Assume we have a function compare2 of type int*int -> int ->interval_order for comparing an integer with an interval like this. Remember that a Put represents two subtrees and a value that needs to be absorbed or bubbled up. We'll write a function tr2 that takes a small node (the same type as a parameter to the Tr2 data constructor) and absorbs any Put subtree:

fun tr2(t:tree23*int*tree23):tree23 =
    case t of
        (Put(t1,a,t2),b,t3) => Tr3(t1,a,t2,b,t3)
      | (t1,a,Put(t2,b,t3)) => Tr3(t1,a,t2,b,t3)
      | _ => Tr2(t)

Similarly, we can write a function tr3 that bubbles up Put subtrees:

fun tr3(t:tree23*int*tree23*int*tree23):tree23 =
    case t of
        (Put(t1,a,t2),b,t3,c,t4) => Put(Tr2(t1,a,t2),b,Tr2(t3,c,t4))
      | (t1,a,Put(t2,b,t3),c,t4) => Put(Tr2(t1,a,t2),b,Tr2(t3,c,t4))
      | (t1,a,t2,b,Put(t3,c,t4)) => Put(Tr2(t1,a,t2),b,Tr2(t3,c,t4))
      | _ => Tr3(t)

Now we'll write a helper function put that adds a value to a tree. It's almost what we want insert to be.

fun put (t:tree23) (n:int):tree23 =
    case t of
        E => Put(E,n,E)
      | Tr2(t1,a,t2) => (case Int.compare(n,a) of
                             EQUAL => t
                           | LESS => tr2(put t1 n, a, t2)
                           | GREATER => tr2(t1, a, put t2 n))
      | Tr3(t1,a,t2,b,t3) => (case compare2 (a,b) n of
                                  EQ => t
                                | BELOW => tr3(put t1 n, a, t2, b, t3)
                                | BETWEEN => tr3(t1, a, put t2 n, b, t3)
                                | ABOVE => tr3(t1, a, t2, b, put t3 n))
      | _ => raise BadTree

The only problem is that put may propagate a Put node to the root of the tree. We'll need to change that to an ordinary Tr2 node; this is how we increase the depth of the tree.
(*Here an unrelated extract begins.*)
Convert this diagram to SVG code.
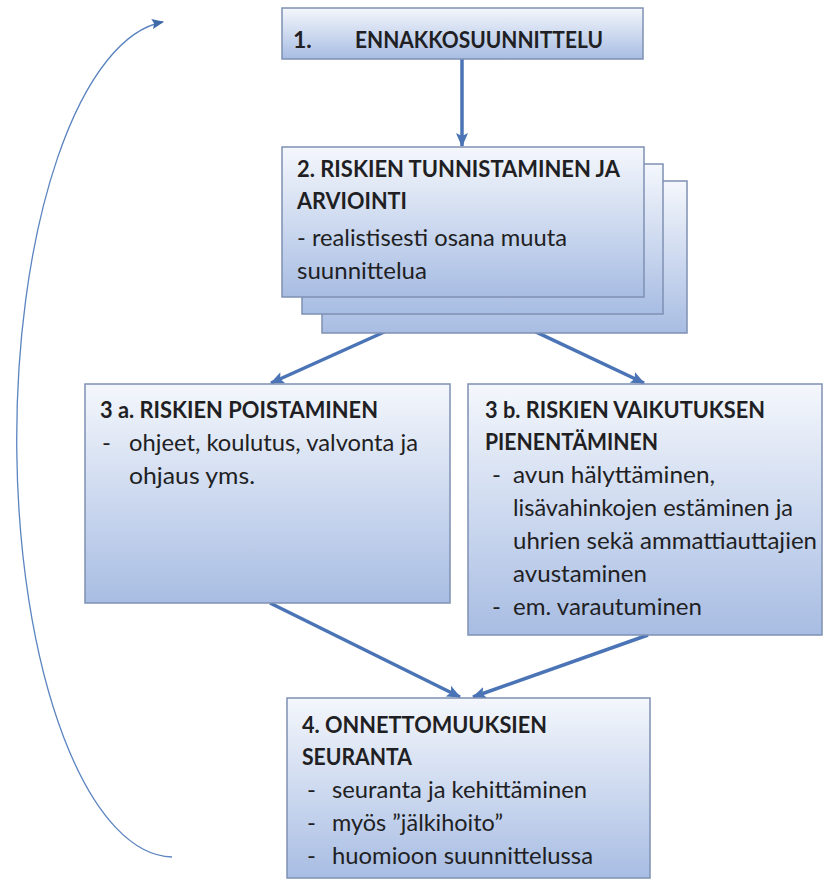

fun insert (t:tree23) (n:int):tree23 =
    let val t' = put t n
    in case t' of
           Put(t1,a,t2) => Tr2(t1,a,t2)
         | _ => t'
    end

References

Cormen, Leiserson, and Rivest. Introduction to Algorithms.

Reade, Chris M.P. "Balanced trees with removals: an exercise in rewriting and proof." Science of Computer Programming, 18(2):181-204, April 1992.